How do we interact with our parents, siblings, aunts, peers, police officers, presidential candidates, school administrators, news channels, literary heroes and antiheroes? How do we judge ourselves based on these interactions, and how do others? All of which are ways of asking, simply, how do we interact with our selves?
The theme of identity is always present in BC’s First-Year Writing Seminar and, arguably, all writing but this year’s submissions revolved around a more specific, uncomfortable theme. These authors were obsessed with exploring how identity—race, gender, age, nationality, and kinship are among the multitude—affects interaction with others.
This exploration posed some meta-challenges for us Fresh Ink folk. How does our identity—as, for example, female BC undergraduates who are also interested in writing—affect our reading and preferences of student submissions? Are we harboring any feelings of jealousy when reading a powerful personal narrative on drinking at BC or fighting a sense of elitism when spotting a split infinitive in a weak introduction? If we prefer meditations over research papers, do we have to grant more forgiveness to the authors of the latter, and how much?

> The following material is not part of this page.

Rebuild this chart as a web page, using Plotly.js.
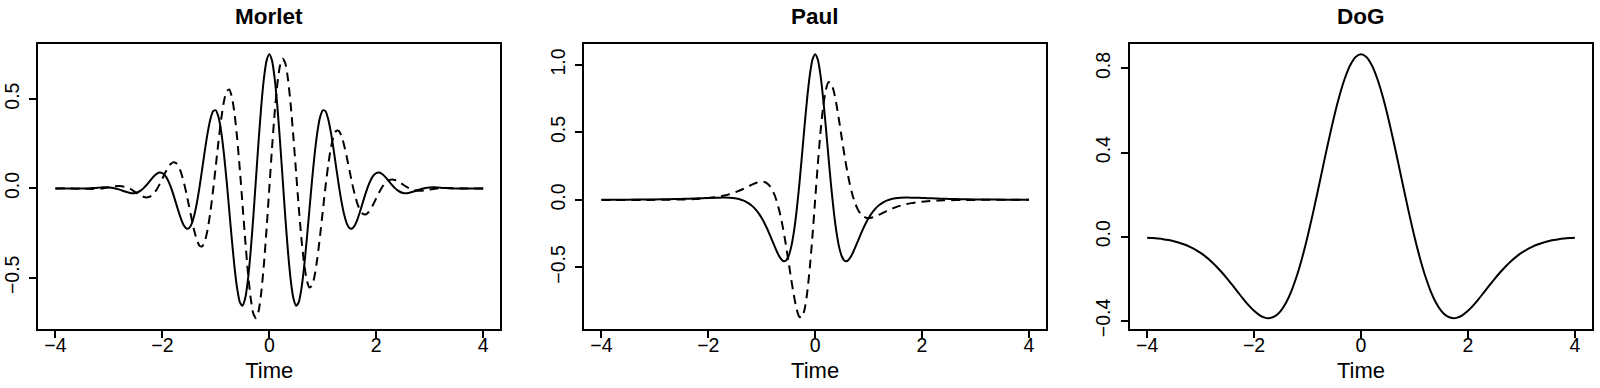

Of course the most haunting question is whether the essays that challenged us, intrigued us, touched us in some way, fingerprints across our vision, will hold the same if any appeal for other readers. But interacting with such topics as a parent’s death, a woman’s safety when travelling, a black man’s safety when existing, a young couple’s sexual activities, and an author’s possible prejudice toward his own characters, we suspect they will.
But what interaction matters, which is remembered, if a conversation beyond small talk does not take place? Instead of demanding a call to arms or a plan of action, most of these student writers demand only that we stop looking away from these issues disguised as cultural norms. We hope that you will enjoy, interact, and discuss these essays in order to continue the conversation they began.
A few words about theme: opinions expressed by authors in Fresh Ink: Essays from BC’s First-Year Writing Seminar, do not necessarily reflect those held by BC’s students, faculty, administration or trustees.
A few words about form: this online format (use of left justification rather than paragraph indentation, or double-spacing between paragraphs, or lack of hanging indents for sources in the Works Cited pages) differs from standard academic essay submission requirements. For information on standard essay formats and Modern Language Association style, please see Purdue Owl, found here: https://owl.english.purdue.edu/owl/resource/747/01/
A few words about intent: these essays were produced within BC’s First-Year Writing Seminar. Indeed, though each essay might be exemplary, we editors think of them as examples rather than models. Students in FWS produce an array of essays across academic styles like these. We invite student readers, instructors and general readers to read, reflect, converse, imitate, diverge, and to write.